En el 2007 comienza otra de las relaciones más duraderas de su vida. Protagoniza El hombre robado de Matías Piñeiro. Y a partir de ahí, durante diez años, va a participar de todos los proyectos cinematográficos del guionista y director. Juntos hicieron: Todos mienten, Rosalinda, Viola (con el que ganó el premio a mejor actriz junto a Agustina Muñoz, Romina Paula y Elisa Carricajo otorgado por el jurado internacional del Bafici 2013), La princesa de Francia y la reciente Hermia & Helena. En esta última, con la muy buena actuación protagónica de Agustina Muñoz, el cine de Matías Piñeiro, con su planos-secuencias ya clásicos, cuenta la historia de una traductora, Camila, que trabaja en Sueño de una noche de verano de Shakespeare para luego representarla en nuestro país y que se divide, tanto geográfica como climática y emocionalmente, entre Nueva York y Buenos Aires. Es una película donde se retrata los conflictos y contradicciones sentimentales y emocionales de la protagonista frente al devenir del presente en territorios ajenos. Explica María Villar: “Llego a Hermia & Helena un poco por pertenencia. Ya son diez años juntos. Y hay un vínculo no sólo porque el tiempo de trabajo compartido, sino también porque al ser proyectos pequeños el compromiso es grande. Uno forma parte del proceso: ensayamos, hablamos de los materiales e incluso, a veces, aportás locaciones. Y eso creo que fomenta la amistad y el hecho de compartir los riesgos. Incluso de poder naufragar. Los contextos son frágiles pero encantadores también. La sensación es que se podría no estar filmando. Los compromisos son internos, son nuestros con los proyectos.”     

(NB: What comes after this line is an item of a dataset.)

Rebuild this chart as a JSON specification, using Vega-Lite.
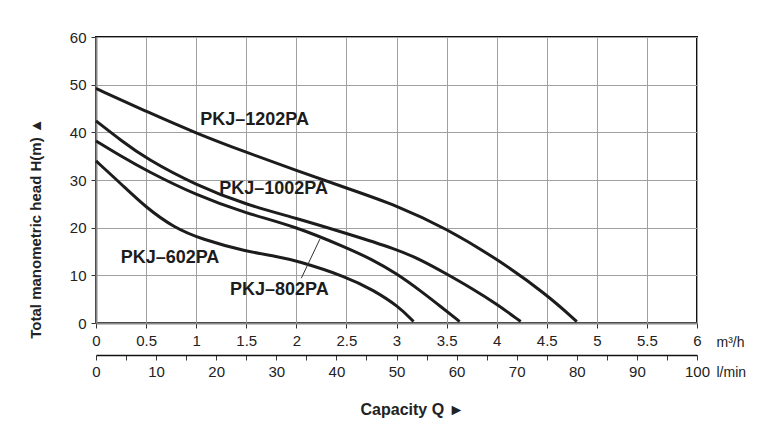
{
  "$schema": "https://vega.github.io/schema/vega-lite/v6.json",
  "width": 601,
  "height": 286,
  "autosize": "none",
  "padding": {"left": 96, "top": 37, "right": 82, "bottom": 110},
  "config": {
    "font": "Liberation Sans",
    "view": {"stroke": "#111", "strokeWidth": 2},
    "axis": {
      "labelFont": "Liberation Sans",
      "labelFontSize": 15,
      "labelColor": "#222",
      "titleFont": "Liberation Sans",
      "titleColor": "#222",
      "domainColor": "#888",
      "domainWidth": 2,
      "gridColor": "#a0a0a0",
      "gridWidth": 1,
      "gridOpacity": 1,
      "tickColor": "#333",
      "tickSize": 5
    }
  },
  "title": {
    "text": "Capacity Q  ►",
    "orient": "bottom",
    "anchor": "middle",
    "frame": "group",
    "fontSize": 16,
    "fontWeight": "bold",
    "color": "#222",
    "dx": 16,
    "offset": 23
  },
  "datasets": {
    "curves": [
      {"series": "PKJ-1202PA", "Q": 0, "H": 49.2},
      {"series": "PKJ-1202PA", "Q": 0.5, "H": 44.4},
      {"series": "PKJ-1202PA", "Q": 1, "H": 39.8},
      {"series": "PKJ-1202PA", "Q": 1.5, "H": 35.8},
      {"series": "PKJ-1202PA", "Q": 2, "H": 32.0},
      {"series": "PKJ-1202PA", "Q": 2.5, "H": 28.3},
      {"series": "PKJ-1202PA", "Q": 3, "H": 24.7},
      {"series": "PKJ-1202PA", "Q": 3.5, "H": 19.8},
      {"series": "PKJ-1202PA", "Q": 4, "H": 13.5},
      {"series": "PKJ-1202PA", "Q": 4.5, "H": 6.0},
      {"series": "PKJ-1202PA", "Q": 4.8, "H": 0.3},
      {"series": "PKJ-1002PA", "Q": 0, "H": 42.4},
      {"series": "PKJ-1002PA", "Q": 0.25, "H": 38.3},
      {"series": "PKJ-1002PA", "Q": 0.5, "H": 34.5},
      {"series": "PKJ-1002PA", "Q": 1, "H": 28.9},
      {"series": "PKJ-1002PA", "Q": 1.5, "H": 24.8},
      {"series": "PKJ-1002PA", "Q": 2, "H": 22.0},
      {"series": "PKJ-1002PA", "Q": 2.5, "H": 18.8},
      {"series": "PKJ-1002PA", "Q": 3, "H": 15.5},
      {"series": "PKJ-1002PA", "Q": 3.25, "H": 13.2},
      {"series": "PKJ-1002PA", "Q": 3.5, "H": 10.3},
      {"series": "PKJ-1002PA", "Q": 3.75, "H": 7.3},
      {"series": "PKJ-1002PA", "Q": 4, "H": 4.0},
      {"series": "PKJ-1002PA", "Q": 4.24, "H": 0.3},
      {"series": "PKJ-802PA", "Q": 0, "H": 38.2},
      {"series": "PKJ-802PA", "Q": 0.25, "H": 35.0},
      {"series": "PKJ-802PA", "Q": 0.5, "H": 32.0},
      {"series": "PKJ-802PA", "Q": 1, "H": 26.8},
      {"series": "PKJ-802PA", "Q": 1.5, "H": 23.0},
      {"series": "PKJ-802PA", "Q": 2, "H": 20.2},
      {"series": "PKJ-802PA", "Q": 2.5, "H": 15.8},
      {"series": "PKJ-802PA", "Q": 2.75, "H": 13.4},
      {"series": "PKJ-802PA", "Q": 3, "H": 10.4},
      {"series": "PKJ-802PA", "Q": 3.25, "H": 6.6},
      {"series": "PKJ-802PA", "Q": 3.45, "H": 3.3},
      {"series": "PKJ-802PA", "Q": 3.63, "H": 0.3},
      {"series": "PKJ-602PA", "Q": 0, "H": 34.0},
      {"series": "PKJ-602PA", "Q": 0.25, "H": 29.2},
      {"series": "PKJ-602PA", "Q": 0.5, "H": 24.2},
      {"series": "PKJ-602PA", "Q": 0.78, "H": 20.0},
      {"series": "PKJ-602PA", "Q": 1.05, "H": 17.6},
      {"series": "PKJ-602PA", "Q": 1.5, "H": 15.0},
      {"series": "PKJ-602PA", "Q": 1.8, "H": 14.0},
      {"series": "PKJ-602PA", "Q": 2, "H": 13.1},
      {"series": "PKJ-602PA", "Q": 2.5, "H": 9.7},
      {"series": "PKJ-602PA", "Q": 2.77, "H": 6.9},
      {"series": "PKJ-602PA", "Q": 3.02, "H": 3.5},
      {"series": "PKJ-602PA", "Q": 3.17, "H": 0.3}
    ],
    "labels": [
      {"text": "PKJ–1202PA", "Q": 1.04, "H": 42.5},
      {"text": "PKJ–1002PA", "Q": 1.23, "H": 28.1},
      {"text": "PKJ–602PA", "Q": 0.246, "H": 13.55},
      {"text": "PKJ–802PA", "Q": 1.337, "H": 6.86}
    ],
    "leader": [
      {"Q": 2.05, "H": 9.4, "Q2": 2.235, "H2": 17.6}
    ],
    "lmin": [
      {"lmin": 0},
      {"lmin": 100}
    ]
  },
  "layer": [
    {
      "layer": [
        {
          "data": {"name": "curves"},
          "mark": {"type": "line", "interpolate": "basis", "color": "#1c1c1c", "strokeWidth": 3},
          "encoding": {
            "x": {
              "field": "Q", "type": "quantitative",
              "scale": {"domain": [0, 6], "nice": false, "zero": true},
              "axis": {
                "orient": "bottom",
                "values": [0, 0.5, 1, 1.5, 2, 2.5, 3, 3.5, 4, 4.5, 5, 5.5, 6],
                "format": "~g",
                "labelPadding": 5,
                "labelFlush": false,
                "labelOverlap": false,
                "grid": true,
                "title": "m³/h",
                "titleFontSize": 14,
                "titleFontWeight": "normal",
                "titleAlign": "left",
                "titleBaseline": "middle",
                "titleAnchor": "start",
                "titleX": 620,
                "titleY": 19
              }
            },
            "y": {
              "field": "H", "type": "quantitative",
              "scale": {"domain": [0, 60], "nice": false},
              "axis": {
                "values": [0, 5, 10, 15, 20, 25, 30, 35, 40, 45, 50, 55, 60],
                "labelExpr": "datum.value % 10 == 0 ? datum.label : ''",
                "labelPadding": 5,
                "labelFlush": false,
                "labelOverlap": false,
                "grid": true,
                "title": "Total manometric head H(m)  ▲",
                "titleFontSize": 15,
                "titleFontWeight": "bold",
                "titleX": -61,
                "titleY": 191,
                "titleAlign": "center",
                "titleBaseline": "middle"
              }
            },
            "detail": {"field": "series", "type": "nominal"}
          }
        },
        {
          "data": {"name": "labels"},
          "mark": {"type": "text", "align": "left", "baseline": "middle", "fontSize": 18, "fontWeight": "bold", "color": "#1c1c1c", "font": "Liberation Sans"},
          "encoding": {
            "x": {"field": "Q", "type": "quantitative"},
            "y": {"field": "H", "type": "quantitative"},
            "text": {"field": "text", "type": "nominal"}
          }
        },
        {
          "data": {"name": "leader"},
          "mark": {"type": "rule", "color": "#333", "strokeWidth": 1},
          "encoding": {
            "x": {"field": "Q", "type": "quantitative"},
            "y": {"field": "H", "type": "quantitative"},
            "x2": {"field": "Q2"},
            "y2": {"field": "H2"}
          }
        }
      ]
    },
    {
      "data": {"name": "lmin"},
      "mark": {"type": "point", "opacity": 0},
      "encoding": {
        "x": {
          "field": "lmin", "type": "quantitative",
          "scale": {"domain": [0, 100], "nice": false},
          "axis": {
            "orient": "bottom",
            "offset": 32,
            "values": [0, 5, 10, 15, 20, 25, 30, 35, 40, 45, 50, 55, 60, 65, 70, 75, 80, 85, 90, 95, 100],
            "labelExpr": "datum.value % 10 == 0 ? datum.label : ''",
            "labelPadding": 4,
            "labelFlush": false,
            "labelOverlap": false,
            "grid": false,
            "domainColor": "#111",
            "domainWidth": 1.5,
            "title": "l/min",
            "titleFontSize": 14,
            "titleFontWeight": "normal",
            "titleAlign": "left",
            "titleBaseline": "middle",
            "titleAnchor": "start",
            "titleX": 620,
            "titleY": 17
          }
        }
      }
    }
  ],
  "resolve": {"scale": {"x": "independent"}, "axis": {"x": "independent"}}
}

En estos momentos, María tiene muchos proyectos orbitando a su alrededor. Se va estrenar La vendedora de fósforos de Alejo Moguillansky, ganadora del premio a Mejor Película de la sección oficial nacional en el último Bafici, que la tiene como protagonista junto a Walter Jacob; ensaya y codirige junto a unas amigas la obra de teatro y música llamada Opereta para Doña Morte; está en la producción del próximo espectáculo del grupo Escalada, Los rotos; en septiembre va a filmar un cortometraje; y en enero comienzo a filmar Porcia, su nueva colaboración cinematográfica con, claro que sí, Matías Piñeiro que continúa su ciclo shakepereano. Con todo esto en su cabeza todavía le queda tiempo para estar junto a su marido, sus hijos y pensar qué es lo que todavía disfruta de la actuación: “Las ganas de ser otra persona con todo lo que eso implica. La otredad. No me imagino dejarlo. No sé como hacen los que no actúan para pensar que la identidad que tienen es lo que realmente son. Yo diría que hay que correrse de lo que uno es, poner en duda la personalidad. También me interesa lo clásico como la construcción de personajes de Stanislavsky. Tratar de ser otro te da una herramienta de humor en lo cotidiano también que te ayuda mucho. No tomarte en serio una situación, por ejemplo. Sabés que podría no ser. Y al estar con niños soy dos o tres personas. Los niños te demandan actuación. Porque, al fin y al cabo, qué es una personalidad.”